# [Task goal]
Among the entries that follow, locate the line with "Reproduce this chart with matplotlib." and the line with "plt.rcParams['font.family'] = ['Liberation". Output those lines and all lines in between, exactly, minus the pictures.

# [Exercise materials]
◇ ◇ ◇ ◇ ◇ ◇ ◇

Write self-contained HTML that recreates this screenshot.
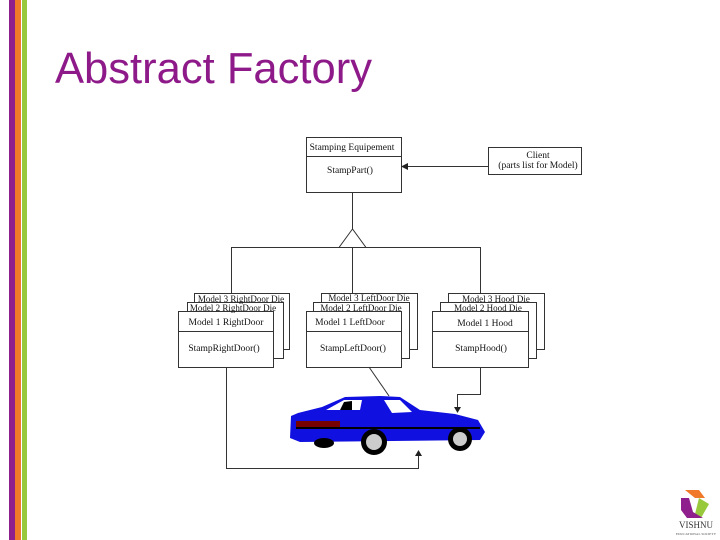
<!DOCTYPE html>
<html><head><style>
html,body{margin:0;padding:0;background:#fff;}
svg{display:block;}
</style></head><body>
<svg width="720" height="540" viewBox="0 0 720 540" xmlns="http://www.w3.org/2000/svg" font-family="Liberation Serif, serif">
<rect x="9" y="0" width="6" height="540" fill="#8e1f8c"/>
<rect x="15" y="0" width="6" height="540" fill="#f07a2a"/>
<rect x="22" y="0" width="5" height="540" fill="#98c93c"/>
<text x="55" y="83" font-family="Liberation Sans, sans-serif" font-size="44" fill="#8e1a8a" textLength="317" lengthAdjust="spacingAndGlyphs">Abstract Factory</text>

<g stroke="#333" stroke-width="1" fill="#fff">
<rect x="306.5" y="137.5" width="95" height="55"/>
<line x1="306" y1="156.5" x2="401" y2="156.5"/>
<rect x="488.5" y="147.5" width="93" height="27"/>
<line x1="488" y1="166.5" x2="406" y2="166.5"/>
<line x1="352.5" y1="192" x2="352.5" y2="229"/>
<polygon points="352.5,229 339,247.5 366,247.5"/>
<polyline fill="none" points="231.5,293 231.5,247.5 480.5,247.5 480.5,293"/>
<line x1="352.5" y1="247" x2="352.5" y2="293"/>
<rect x="194.5" y="293.5" width="95" height="56"/>
<rect x="187.5" y="302.5" width="96" height="56"/>
<rect x="178.5" y="311.5" width="95" height="56"/>
<line x1="178" y1="331.5" x2="273" y2="331.5"/>
<rect x="321.5" y="293.5" width="96" height="56"/>
<rect x="313.5" y="302.5" width="96" height="56"/>
<rect x="306.5" y="311.5" width="95" height="56"/>
<line x1="306" y1="331.5" x2="401" y2="331.5"/>
<rect x="448.5" y="293.5" width="96" height="56"/>
<rect x="440.5" y="302.5" width="96" height="56"/>
<rect x="432.5" y="311.5" width="96" height="56"/>
<line x1="432" y1="331.5" x2="528" y2="331.5"/>
<polyline fill="none" points="226.5,367 226.5,468.5 418.5,468.5 418.5,452"/>
<line x1="369" y1="367" x2="389" y2="396"/>
<polyline fill="none" points="480.5,367 480.5,394.5 457.5,394.5 457.5,410"/>
</g>
<polygon points="401,166.5 408,163 408,170" fill="#222"/>
<polygon points="457.5,413 454,407 461,407" fill="#222"/>
<polygon points="418.5,450 415,456 422,456" fill="#222"/>

<g font-size="9.5" fill="#111" text-anchor="middle">
<text x="352" y="150">Stamping Equipement</text>
<text x="350" y="173">StampPart()</text>
<text x="538" y="158">Client</text>
<text x="538" y="168">(parts list for Model)</text>
<text x="241" y="302" font-size="9">Model 3 RightDoor Die</text>
<text x="233" y="311" font-size="9">Model 2 RightDoor Die</text>
<text x="226" y="325">Model 1 RightDoor</text>
<text x="224" y="351">StampRightDoor()</text>
<text x="369" y="301" font-size="9">Model 3 LeftDoor Die</text>
<text x="361" y="311" font-size="9">Model 2 LeftDoor Die</text>
<text x="350" y="325">Model 1 LeftDoor</text>
<text x="353" y="351">StampLeftDoor()</text>
<text x="496" y="302" font-size="9">Model 3 Hood Die</text>
<text x="488" y="311" font-size="9">Model 2 Hood Die</text>
<text x="485" y="326">Model 1 Hood</text>
<text x="481" y="351">StampHood()</text>
</g>

<g>
<path d="M322,407 L345,397 L380,396 L400,397 L420,410 L455,414 L478,420 L485,432 L480,440 L300,442 L290,438 L291,416 L298,413 Z" fill="#1010e0"/>
<path d="M326,410 L344,400 L362,400 L360,410 Z" fill="#fff"/>
<path d="M340,410 L344,402 L352,401 L352,410 Z" fill="#000"/>
<path d="M384,400 L400,400 L412,412 L392,413 Z" fill="#fff"/>
<rect x="296" y="421" width="44" height="6" fill="#700"/>
<line x1="296" y1="428" x2="480" y2="428" stroke="#000" stroke-width="2"/>
<circle cx="374" cy="442" r="13" fill="#000"/><circle cx="374" cy="442" r="8" fill="#ccc"/>
<circle cx="460" cy="439" r="12" fill="#000"/><circle cx="460" cy="439" r="7" fill="#ccc"/>
<ellipse cx="324" cy="443" rx="10" ry="5" fill="#000"/>
</g>

<g transform="translate(679,488)">
<path d="M6,2 L20,2 L26,10 L16,10 Z" fill="#f07a2a"/>
<path d="M20,10 L30,16 L22,30 L16,26 Z" fill="#98c93c"/>
<path d="M2,10 L10,10 L14,24 L24,30 L8,30 L2,22 Z" fill="#8e1f8c"/>
</g>
<text x="696" y="528" font-size="9" text-anchor="middle" fill="#333">VISHNU</text>
<text x="696" y="535" font-size="3.5" text-anchor="middle" fill="#555">EDUCATIONAL SOCIETY</text>
</svg>
</body></html>
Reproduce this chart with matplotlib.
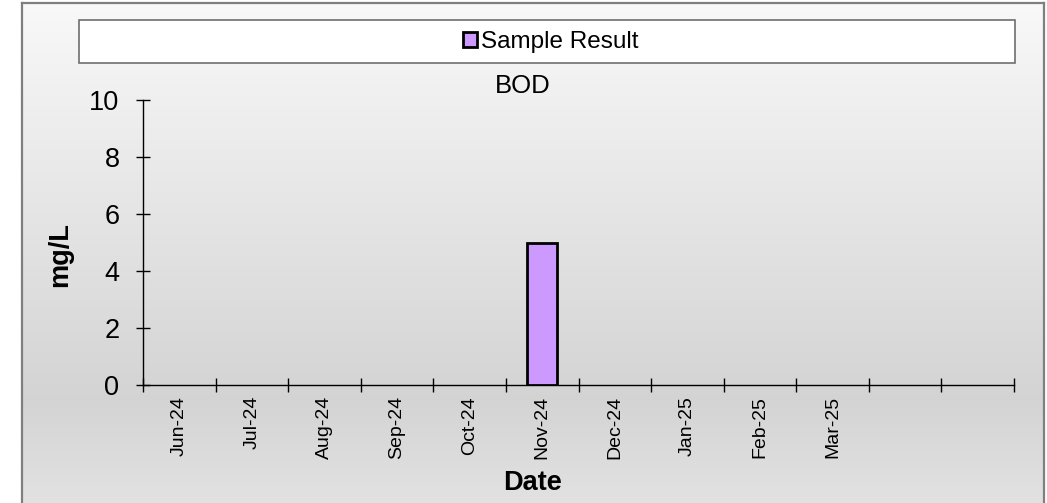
import numpy as np
import matplotlib
matplotlib.use("Agg")
import matplotlib.pyplot as plt
from matplotlib.patches import Rectangle

months = ["Jun-24", "Jul-24", "Aug-24", "Sep-24", "Oct-24", "Nov-24",
          "Dec-24", "Jan-25", "Feb-25", "Mar-25", "", ""]
bar_months = ["Nov-24"]
bar_values = [5]

plt.rcParams['font.family'] = ['Liberation Sans', 'DejaVu Sans']

W, H = 1047, 503
fig = plt.figure(figsize=(W / 100, H / 100), dpi=100)
fig.patch.set_facecolor("white")

# chart area with vertical gradient
bg = fig.add_axes([22 / W, 0, (1044 - 22) / W, (H - 3) / H])
stops_y = [0.0, 0.79, 1.0]
stops_c = [0.975, 0.83, 0.885]
grad = np.interp(np.linspace(0, 1, 256), stops_y, stops_c)
bg.imshow(np.dstack([grad] * 3).reshape(256, 1, 3), aspect="auto",
          extent=[0, 1, 0, 1], origin="upper")
bg.set_xlim(0, 1)
bg.set_ylim(0, 1)
bg.set_xticks([])
bg.set_yticks([])
for s in ["left", "right", "top"]:
    bg.spines[s].set_color("#7f7f7f")
    bg.spines[s].set_linewidth(1.6)
bg.spines["bottom"].set_visible(False)

# legend box
fig.patches.append(Rectangle((79 / W, 1 - 63 / H), (1015 - 79) / W, 43 / H,
                             transform=fig.transFigure, facecolor="white",
                             edgecolor="#6e6e6e", linewidth=1.2, zorder=2))

ax = fig.add_axes([143 / W, (H - 385) / H, (1014 - 143) / W, 285 / H])
ax.set_facecolor("none")
xpos = [months.index(m) + 0.5 for m in bar_months]
bars = ax.bar(xpos, bar_values, width=0.41, color="#cc99ff",
              edgecolor="black", linewidth=2, label="Sample Result", zorder=3)

ax.set_xlim(0, len(months))
ax.set_ylim(0, 10)
ax.set_yticks(np.arange(0, 11, 2))
ax.set_xticks(np.arange(0, len(months) + 1))
ax.set_xticklabels([])
ax.set_xticks(np.arange(len(months)) + 0.5, minor=True)
ax.set_xticklabels(months, minor=True, rotation=90, fontsize=14)
ax.tick_params(axis="x", which="minor", length=0, pad=8)
ax.tick_params(axis="x", which="major", direction="inout", length=10, width=1)
ax.tick_params(axis="y", direction="inout", length=10, width=1,
               labelsize=19.5, pad=12)
for s in ["top", "right"]:
    ax.spines[s].set_visible(False)
for s in ["left", "bottom"]:
    ax.spines[s].set_linewidth(1)

fig.text(523 / W, 1 - 86 / H, "BOD", ha="center", va="center", fontsize=18.5)
fig.text(533 / W, 1 - 483 / H, "Date", ha="center", va="center",
         fontsize=19.5, fontweight="bold")
fig.text(60 / W, 1 - 255 / H, "mg/L", ha="center", va="center",
         fontsize=19.5, fontweight="bold", rotation=90)

fig.legend(handles=[bars], loc="center", bbox_to_anchor=(551 / W, 1 - 42 / H),
           frameon=False, fontsize=17.5, handlelength=0.55, handleheight=0.55,
           handletextpad=0.2, borderpad=0)

fig.savefig("out.png", dpi=100)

◇ ◇ ◇ ◇ ◇ ◇ ◇

# [Task solution]
Reproduce this chart with matplotlib.
import numpy as np
import matplotlib
matplotlib.use("Agg")
import matplotlib.pyplot as plt
from matplotlib.patches import Rectangle

months = ["Jun-24", "Jul-24", "Aug-24", "Sep-24", "Oct-24", "Nov-24",
          "Dec-24", "Jan-25", "Feb-25", "Mar-25", "", ""]
bar_months = ["Nov-24"]
bar_values = [5]

plt.rcParams['font.family'] = ['Liberation Sans', 'DejaVu Sans']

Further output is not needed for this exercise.